Hi there. I'd like and efficient and fault tolerant (connection problems, failed operations etc) way to do the following:
I need to "merge" two indexes. Lets call them A and B being merged into C;
For every entry in A, there are 1 or more entries in B which are associated with it. We could think of A as a flights and B its passengers, for instance.

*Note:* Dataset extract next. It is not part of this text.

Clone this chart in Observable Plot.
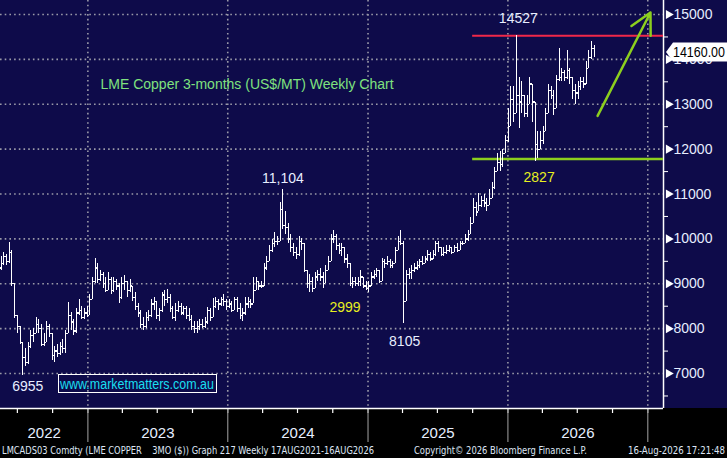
<!DOCTYPE html>
<html><head><meta charset="utf-8">
<script src="https://cdn.jsdelivr.net/npm/d3@7"></script>
<script src="https://cdn.jsdelivr.net/npm/@observablehq/plot@0.6"></script>
<style>
html,body{margin:0;padding:0;background:#0e0b4a;}
#chart svg{display:block;}
</style>
</head><body><div id="chart"></div>
<script>
// ---- Data (weekly LME Copper 3M) ----
const firstWeek = new Date(Date.UTC(2022, 4, 20));
const firstOpen = 9350;
const closes = [9450,9600,9500,9700,9000,8300,8050,7700,7350,7250,7600,7850,7900,8100,8000,7650,7700,8050,7900,7400,
7500,7450,7600,7550,7900,8300,8150,7950,8350,8400,8250,8350,8300,8650,9050,9350,9100,9200,9000,8850,
9100,8850,9050,8950,8700,9000,9050,8850,8950,8700,8500,8350,8100,8050,8250,8300,8550,8600,8300,8400,
8750,8650,8700,8450,8250,8400,8500,8350,8450,8300,8200,8050,8000,8050,8100,8050,8150,8400,8250,8500,
8600,8550,8650,8600,8500,8550,8400,8650,8450,8300,8350,8550,8600,8550,8850,9050,8950,8950,9350,9500,
9750,9900,9950,9950,10650,10300,10250,10000,9800,9700,9650,9950,9900,9300,9000,9050,8900,9150,9200,9150,
9000,9300,9500,10000,10050,9850,9750,9800,9550,9450,9000,9050,9000,9050,9150,8950,8900,8950,9150,9200,
9300,9050,9500,9450,9500,9400,9450,9750,9950,9900,8600,9200,9250,9300,9350,9400,9500,9450,9550,9650,
9550,9650,9900,9800,9650,9700,9750,9800,9700,9800,9750,9900,9900,10000,10100,10350,10700,10600,10750,10850,
10800,10750,10900,11150,11500,11700,11650,11900,12200,12500,13100,12800,13200,13050,13200,12800,13000,13450,13050,12100,
12000,12200,12400,12800,13300,13200,12900,13550,13600,13700,13600,13750,13600,13300,13250,13400,13500,13450,13800,14050,
14250,14160];
const highs = [9600,9700,9650,9920,9750,8500,8300,7950,7700,7550,7700,7950,8000,8250,8200,8100,7900,8150,8100,7900,
7600,7650,7700,7750,7950,8580,8350,8200,8450,8650,8500,8450,8500,8750,9150,9560,9450,9300,9250,9150,
9250,9150,9150,9100,9000,9150,9180,9050,9100,8950,8800,8550,8400,8250,8350,8400,8650,8700,8600,8450,
8800,8850,8880,8750,8500,8550,8600,8550,8500,8500,8450,8300,8150,8150,8200,8200,8250,8480,8450,8670,
8700,8650,8700,8750,8650,8650,8600,8700,8700,8550,8450,8700,8700,8650,9150,9150,9050,9050,9450,9600,
9850,9990,10150,10050,10800,11104,10600,10350,10100,9900,9800,10050,10000,9900,9300,9200,9150,9250,9300,9350,
9250,9400,9600,10100,10190,10100,9900,9900,9800,9650,9450,9150,9150,9150,9300,9150,9050,9050,9250,9300,
9350,9250,9560,9550,9600,9550,9500,9810,10050,10190,9950,9300,9350,9400,9450,9500,9550,9600,9600,9750,
9700,9750,9950,9950,9800,9800,9850,9850,9800,9850,9900,9950,9950,10100,10190,10480,10900,10800,11010,10950,
11000,10900,11100,11250,11600,11900,11950,12000,12300,12900,13400,13400,14527,13600,13500,13100,13200,13600,13250,13000,
12400,12400,12500,12900,13450,13400,13300,13650,14240,13800,13750,14200,13800,13500,13450,13500,13600,13600,13950,14200,
14400,14300];
const lows = [9300,9400,9400,9450,8950,8230,7900,7650,6955,7150,7200,7550,7700,7900,7900,7600,7600,7700,7800,7300,
7250,7350,7400,7450,7450,7900,7950,7850,7900,8300,8200,8200,8250,8300,8650,9000,9000,9050,8900,8800,
8900,8750,8800,8850,8550,8650,8850,8700,8800,8600,8400,8250,8000,7950,8000,8150,8250,8400,8200,8150,
8350,8500,8550,8350,8200,8150,8350,8300,8300,8200,8150,7950,7900,7900,7950,8000,8000,8100,8150,8400,
8450,8400,8500,8500,8400,8450,8350,8400,8350,8200,8150,8300,8450,8450,8550,8850,8850,8900,8950,9300,
9500,9700,9800,9850,9950,10200,10100,9900,9700,9600,9550,9600,9750,9250,8900,8800,8800,8950,9050,9050,
8900,9000,9300,9500,9900,9750,9650,9600,9450,9350,8950,8900,8950,8950,8950,8900,8850,8800,9000,9100,
9150,9000,9050,9350,9400,9350,9350,9450,9800,9850,8105,8700,9100,9100,9250,9300,9350,9400,9450,9500,
9500,9550,9600,9700,9600,9600,9650,9700,9650,9700,9700,9750,9850,9900,9950,10200,10400,10500,10650,10700,
10700,10600,10750,10900,11100,11500,11500,11600,11900,12150,12500,12600,12900,12450,12800,12700,12700,13000,12600,11727,
11800,12000,12100,12400,12800,13100,12750,12950,13500,13500,13500,13550,13450,13100,13000,13100,13300,13350,13600,13900,
14000,14050];

const yTicks = [7000, 8000, 9000, 10000, 11000, 12000, 13000, 14000, 15000];
const yMinor = [6500, 7500, 8500, 9500, 10500, 11500, 12500, 13500, 14500];
const yearLabels = ["2022", "2023", "2024", "2025", "2026"];
const lastPrice = 14160;
const resistance = 14527;
const support = 11780;

const titleText = "LME Copper 3-months (US$/MT) Weekly Chart";
const siteText = "www.marketmatters.com.au";
const footerLeft = "LMCADS03 Comdty (LME COPPER    3MO ($)) Graph 217 Weekly 17AUG2021-16AUG2026";
const footerMid = "Copyright\u00A9 2026 Bloomberg Finance L.P.";
const footerRight = "16-Aug-2026 17:21:48";

// annotation labels tied to bars
const notes = [
  {text: "14527", bar: 192, field: "high", dx: 2, dy: -17, color: "#e8eeff"},
  {text: "11,104", bar: 105, field: "high", dx: 0, dy: -11, color: "#e8eeff"},
  {text: "6955", bar: 8, field: "low", dx: 5, dy: 11, color: "#e8eeff"},
  {text: "8105", bar: 150, field: "low", dx: 1, dy: 18, color: "#e8eeff"},
  {text: "2999", bar: 130, field: "low", dx: -5, dy: 21, color: "#e8f020"},
  {text: "2827", bar: 199, field: "low", dx: 4, dy: 16, color: "#e8f020"}
];

// ---- Build table ----
const bars = closes.map((c, i) => {
  const open = i ? closes[i - 1] : firstOpen;
  return {
    date: d3.utcDay.offset(firstWeek, 7 * i),
    open, close: c,
    high: Math.max(highs[i], open, c),
    low: Math.min(lows[i], open, c)
  };
});

const xDomain = [new Date(Date.UTC(2022, 4, 18)), new Date(Date.UTC(2027, 1, 11))];
const yDomain = [6221, 15312];
const yearStarts = d3.utcYear.range(new Date(Date.UTC(2023,0,1)), new Date(Date.UTC(2027,0,2)));
const quarterTicks = d3.utcMonth.every(3).range(xDomain[0], xDomain[1]);
const yearMids = yearLabels.map((y) => {
  const s = new Date(Date.UTC(+y, 0, 1)), e = new Date(Date.UTC(+y + 1, 0, 1));
  const a = s < xDomain[0] ? xDomain[0] : s;
  return new Date((+a + +e) / 2);
});
const lineStart = new Date(Date.UTC(2025, 9, 1));
const arrowSpec = [{x1: new Date(Date.UTC(2026, 7, 23)), y1: 12740, x2: new Date(Date.UTC(2027, 0, 8)), y2: 15045}];

const W = 727, H = 458, mR = 64, mB = 50;
const txt = "#e6eeff";
const grid = {stroke: "#9a9aa8", strokeWidth: 1.6, strokeDasharray: "1.6,3.1"};

// custom pixel-layer marks
const bottomBand = () => {
  const g = d3.create("svg:g");
  g.append("rect").attr("x", 0).attr("y", H - mB).attr("width", W).attr("height", mB).attr("fill", "#000");
  return g.node();
};
const priceTag = (index, scales) => {
  const yy = Math.round(scales.y(lastPrice));
  const x0 = W - mR + 3;
  const g = d3.create("svg:g").attr("text-anchor", "start");
  g.append("path")
    .attr("d", `M${x0},${yy} L${x0 + 7},${yy - 9.5} L${W},${yy - 9.5} L${W},${yy + 9.5} L${x0 + 7},${yy + 9.5} Z`)
    .attr("fill", "#fff");
  g.append("text").attr("x", x0 + 7).attr("y", yy).attr("dy", "0.36em").attr("text-anchor", "start")
    .attr("fill", "#000").attr("font-size", 14).attr("textLength", 52).attr("lengthAdjust", "spacingAndGlyphs").text(lastPrice.toFixed(2));
  return g.node();
};
const siteBox = () => {
  const g = d3.create("svg:g").attr("text-anchor", "start");
  g.append("rect").attr("x", 58.5).attr("y", 374.5).attr("width", 158).attr("height", 18)
    .attr("fill", "none").attr("stroke", "#fff").attr("stroke-width", 1);
  g.append("text").attr("x", 60).attr("y", 383.5).attr("dy", "0.36em").attr("text-anchor", "start")
    .attr("fill", "#19dff0").attr("font-size", 14).attr("textLength", 154).attr("lengthAdjust", "spacingAndGlyphs").text(siteText);
  return g.node();
};
const footer = () => {
  const g = d3.create("svg:g").attr("font-family", "DejaVu Sans, sans-serif").attr("font-size", 10)
    .attr("fill", "#dfe6f5").attr("text-anchor", "start");
  const y = 454;
  g.append("text").attr("x", 2).attr("y", y).attr("text-anchor", "start").attr("textLength", 372).attr("lengthAdjust", "spacingAndGlyphs").style("white-space","pre").text(footerLeft);
  g.append("text").attr("x", 414).attr("y", y).attr("text-anchor", "start").attr("textLength", 173).attr("lengthAdjust", "spacingAndGlyphs").text(footerMid);
  g.append("text").attr("x", 628).attr("y", y).attr("text-anchor", "start").attr("textLength", 97).attr("lengthAdjust", "spacingAndGlyphs").text(footerRight);
  return g.node();
};

const noteMarks = notes.map(n => Plot.text([n], {
  x: d => bars[d.bar].date, y: d => bars[d.bar][d.field], text: "text",
  dx: n.dx, dy: n.dy, fill: n.color, fontSize: 14
}));

const chart = Plot.plot({
  width: W, height: H,
  marginLeft: 0, marginRight: mR, marginTop: 0, marginBottom: mB,
  style: {background: "#0e0b4a", fontFamily: "Liberation Sans, Arial, sans-serif", fontSize: "13px", overflow: "visible"},
  x: {type: "utc", domain: xDomain, axis: null},
  y: {domain: yDomain, axis: null},
  marks: [
    bottomBand,
    // grid
    Plot.ruleY(yTicks, {y: d => d, ...grid}),
    Plot.ruleX(yearStarts, {x: d => d, ...grid}),
    // x axis band
    Plot.axisX({ticks: quarterTicks, tickSize: 5, tickFormat: () => "", stroke: "#fff", strokeWidth: 1.2}),
    Plot.axisX({ticks: yearStarts, tickSize: 34, tickFormat: () => "", stroke: "#8a8a8a", strokeWidth: 1.2}),
    Plot.axisX({ticks: yearMids, tickSize: 0, tickPadding: 19, tickFormat: (d, i) => yearLabels[i], fill: txt, fontSize: 15}),
    Plot.ruleY([yDomain[0]], {stroke: "#fff", strokeWidth: 1.5}),
    // right axis
    Plot.ruleX([xDomain[1]], {stroke: "#fff", strokeWidth: 1.5}),
    Plot.axisY({anchor: "right", ticks: yMinor, tickSize: 4, tickFormat: () => "", stroke: "#fff"}),
    Plot.axisY({anchor: "right", ticks: yTicks, tickSize: 0, tickPadding: 10, fill: txt, fontSize: 14, tickFormat: d => String(d)}),
    Plot.dot(yTicks, {x: () => xDomain[1], y: d => d, symbol: "triangle", rotate: 90, r: 3.4, fill: "#fff", dx: 5}),
    // support / resistance
    Plot.ruleY([resistance], {x1: lineStart, x2: xDomain[1], stroke: "#f0284a", strokeWidth: 2}),
    Plot.ruleY([support], {x1: lineStart, x2: xDomain[1], stroke: "#8ccf1e", strokeWidth: 2.5}),
    // OHLC bars
    Plot.ruleX(bars, {x: "date", y1: "low", y2: "high", stroke: "#fff", strokeWidth: 1, shapeRendering: "crispEdges"}),
    Plot.ruleY(bars, {y: "open", x1: d => d3.utcHour.offset(d.date, -100), x2: "date", stroke: "#fff", strokeWidth: 1.2, shapeRendering: "crispEdges"}),
    Plot.ruleY(bars, {y: "close", x1: "date", x2: d => d3.utcHour.offset(d.date, 100), stroke: "#fff", strokeWidth: 1.2, shapeRendering: "crispEdges"}),
    // arrow
    Plot.arrow(arrowSpec, {x1: "x1", y1: "y1", x2: "x2", y2: "y2", stroke: "#8ccf1e", strokeWidth: 2.5, headLength: 14, headAngle: 55}),
    // annotations
    ...noteMarks,
    Plot.text([titleText], {frameAnchor: "top-left", dx: 100, dy: 79, text: d => d, fill: "#7fe27f", fontSize: 14, textAnchor: "start"}),
    siteBox,
    priceTag,
    footer
  ]
});
document.getElementById("chart").appendChild(chart);
</script>
</body></html>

Let 's describe an example of such a group by (A', [B'1, B'2,...B'n]);
Each entry in C will consist of:
-Full data of an entry in A
-Full data of an entry in B
-A few more computed fields - lets call them Cf ;
Each entry in A will appear multiple times in C, one for each entry in B associated with it;
For the group (A', [B'1, B'2,...B'n]), the entries in C would be:
(A',B'1,Cf1), (A',B'2,Cf2),..,(A',B'n,Cfn)
Things I'm considering: Best way to scroll and search through A and B to produce the entries for C. If in this case would be use useful to create auxiliary fields en A and/or B to register which items were already processed, which ones
are being processed and etc and speed up the scrolling. If its worth to use sort _doc in the scrolling for the speed or the fact that I won't be able to use
"search_after" with '_doc' makes it not worth. The way to organize the process such that the work can be divided in threads and that it automatically deals
with failed create/index operations made withing bulks etc
The indexes A and B have around 20 million and 30 million entries respectivelly. Each entry has approx. 10kb in size.